==== MATERIAL PROVIDED ====

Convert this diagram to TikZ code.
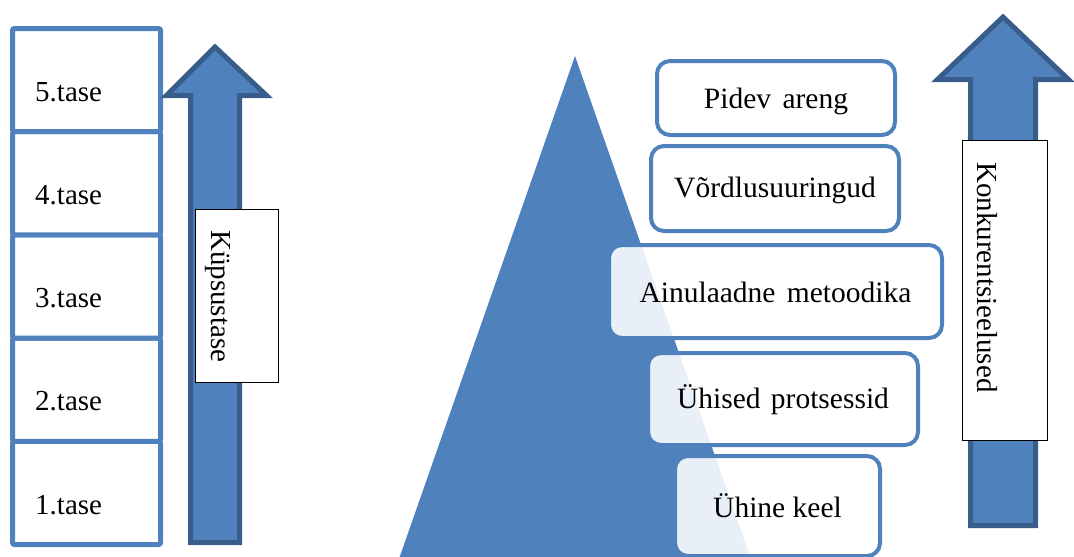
\documentclass[tikz,border=0pt]{standalone}
\usepackage{fontspec}
\setmainfont{Liberation Serif}
\definecolor{accent}{HTML}{4F81BD}
\definecolor{accentdark}{HTML}{385D8A}
\begin{document}
\begin{tikzpicture}[x=1pt,y=-1pt,
  lvlbox/.style={draw=accent, line width=5pt, fill=white, rounded corners=2pt,
    minimum width=148pt, minimum height=103.2pt, inner sep=0pt},
  lvltext/.style={anchor=base west, inner sep=0pt, font=\fontsize{29}{34}\selectfont},
  rbox/.style={draw=accent, line width=4pt, fill=white, fill opacity=0.875,
    rounded corners=13pt, inner sep=0pt},
  rtext/.style={anchor=base, inner sep=0pt, font=\fontsize{29.5}{34}\selectfont},
  vtext/.style={anchor=base west, rotate=-90, inner sep=0pt, font=\fontsize{29}{34}\selectfont},
  tagbox/.style={draw=black, line width=1pt, fill=white, inner sep=0pt},
  bigarrow/.style={fill=accent, draw=accentdark, line width=5pt, line join=miter}
]
\useasboundingbox (0,0) rectangle (1074,557);

% left stack of levels
\node[lvlbox] (b1) at (86.5,492.9) {};
\node[lvlbox] (b2) at (86.5,389.7) {};
\node[lvlbox] (b3) at (86.5,286.5) {};
\node[lvlbox] (b4) at (86.5,183.3) {};
\node[lvlbox] (b5) at (86.5,80.1) {};
\node[lvltext] (t5) at (35,101) {5.tase};
\node[lvltext] (t4) at (35,204) {4.tase};
\node[lvltext] (t3) at (35,307) {3.tase};
\node[lvltext] (t2) at (35,410.5) {2.tase};
\node[lvltext] (t1) at (35,514.5) {1.tase};

% left arrow
\draw[bigarrow] (215,47) -- (166.5,95.5) -- (190.5,95.5) -- (190.5,542.5)
  -- (239.5,542.5) -- (239.5,95.5) -- (266.5,95.5) -- cycle;
\node[tagbox, minimum width=83pt, minimum height=173pt] (kbox) at (237,296) {};
\node[vtext] (ktext) at (211,230) {Küpsustase};

% pyramid
\fill[accent] (575,56) -- (397.9,562) -- (752.1,562) -- cycle;

% stacked rounded boxes
\node[rbox, minimum width=238pt, minimum height=74pt] (r5) at (776,98) {};
\node[rbox, minimum width=248pt, minimum height=85pt] (r4) at (775,188.5) {};
\node[rbox, minimum width=333pt, minimum height=93pt] (r3) at (775.5,291.5) {};
\node[rbox, minimum width=270pt, minimum height=92pt] (r2) at (783,399) {};
\node[rbox, minimum width=205pt, minimum height=100pt] (r1) at (777.5,506) {};
\node[rtext] (l5) at (776,108) {Pidev\hspace{4pt} areng};
\node[rtext] (l4) at (775,197) {Võrdlusuuringud};
\node[rtext] (l3) at (775.5,302) {Ainulaadne\hspace{4pt} metoodika};
\node[rtext] (l2) at (783,408) {Ühised\hspace{3pt} protsessid};
\node[rtext] (l1) at (777.5,517) {Ühine keel};

% right arrow
\draw[bigarrow] (1003,17) -- (937.5,79.5) -- (970.5,79.5) -- (970.5,525.5)
  -- (1035.5,525.5) -- (1035.5,79.5) -- (1068.5,79.5) -- cycle;
\node[tagbox, minimum width=85pt, minimum height=300pt] (cbox) at (1005,290.5) {};
\node[vtext] (ctext) at (977,162) {Konkurentsieelused};
\end{tikzpicture}
\end{document}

====

Restate the full listing verbatim and drop every picture.

= TASK RESPONSE =
Convert this diagram to TikZ code.
\documentclass[tikz,border=0pt]{standalone}
\usepackage{fontspec}
\setmainfont{Liberation Serif}
\definecolor{accent}{HTML}{4F81BD}
\definecolor{accentdark}{HTML}{385D8A}
\begin{document}
\begin{tikzpicture}[x=1pt,y=-1pt,
  lvlbox/.style={draw=accent, line width=5pt, fill=white, rounded corners=2pt,
    minimum width=148pt, minimum height=103.2pt, inner sep=0pt},
  lvltext/.style={anchor=base west, inner sep=0pt, font=\fontsize{29}{34}\selectfont},
  rbox/.style={draw=accent, line width=4pt, fill=white, fill opacity=0.875,
    rounded corners=13pt, inner sep=0pt},
  rtext/.style={anchor=base, inner sep=0pt, font=\fontsize{29.5}{34}\selectfont},
  vtext/.style={anchor=base west, rotate=-90, inner sep=0pt, font=\fontsize{29}{34}\selectfont},
  tagbox/.style={draw=black, line width=1pt, fill=white, inner sep=0pt},
  bigarrow/.style={fill=accent, draw=accentdark, line width=5pt, line join=miter}
]
\useasboundingbox (0,0) rectangle (1074,557);

% left stack of levels
\node[lvlbox] (b1) at (86.5,492.9) {};
\node[lvlbox] (b2) at (86.5,389.7) {};
\node[lvlbox] (b3) at (86.5,286.5) {};
\node[lvlbox] (b4) at (86.5,183.3) {};
\node[lvlbox] (b5) at (86.5,80.1) {};
\node[lvltext] (t5) at (35,101) {5.tase};
\node[lvltext] (t4) at (35,204) {4.tase};
\node[lvltext] (t3) at (35,307) {3.tase};
\node[lvltext] (t2) at (35,410.5) {2.tase};
\node[lvltext] (t1) at (35,514.5) {1.tase};

% left arrow
\draw[bigarrow] (215,47) -- (166.5,95.5) -- (190.5,95.5) -- (190.5,542.5)
  -- (239.5,542.5) -- (239.5,95.5) -- (266.5,95.5) -- cycle;
\node[tagbox, minimum width=83pt, minimum height=173pt] (kbox) at (237,296) {};
\node[vtext] (ktext) at (211,230) {Küpsustase};

% pyramid
\fill[accent] (575,56) -- (397.9,562) -- (752.1,562) -- cycle;

% stacked rounded boxes
\node[rbox, minimum width=238pt, minimum height=74pt] (r5) at (776,98) {};
\node[rbox, minimum width=248pt, minimum height=85pt] (r4) at (775,188.5) {};
\node[rbox, minimum width=333pt, minimum height=93pt] (r3) at (775.5,291.5) {};
\node[rbox, minimum width=270pt, minimum height=92pt] (r2) at (783,399) {};
\node[rbox, minimum width=205pt, minimum height=100pt] (r1) at (777.5,506) {};
\node[rtext] (l5) at (776,108) {Pidev\hspace{4pt} areng};
\node[rtext] (l4) at (775,197) {Võrdlusuuringud};
\node[rtext] (l3) at (775.5,302) {Ainulaadne\hspace{4pt} metoodika};
\node[rtext] (l2) at (783,408) {Ühised\hspace{3pt} protsessid};
\node[rtext] (l1) at (777.5,517) {Ühine keel};

% right arrow
\draw[bigarrow] (1003,17) -- (937.5,79.5) -- (970.5,79.5) -- (970.5,525.5)
  -- (1035.5,525.5) -- (1035.5,79.5) -- (1068.5,79.5) -- cycle;
\node[tagbox, minimum width=85pt, minimum height=300pt] (cbox) at (1005,290.5) {};
\node[vtext] (ctext) at (977,162) {Konkurentsieelused};
\end{tikzpicture}
\end{document}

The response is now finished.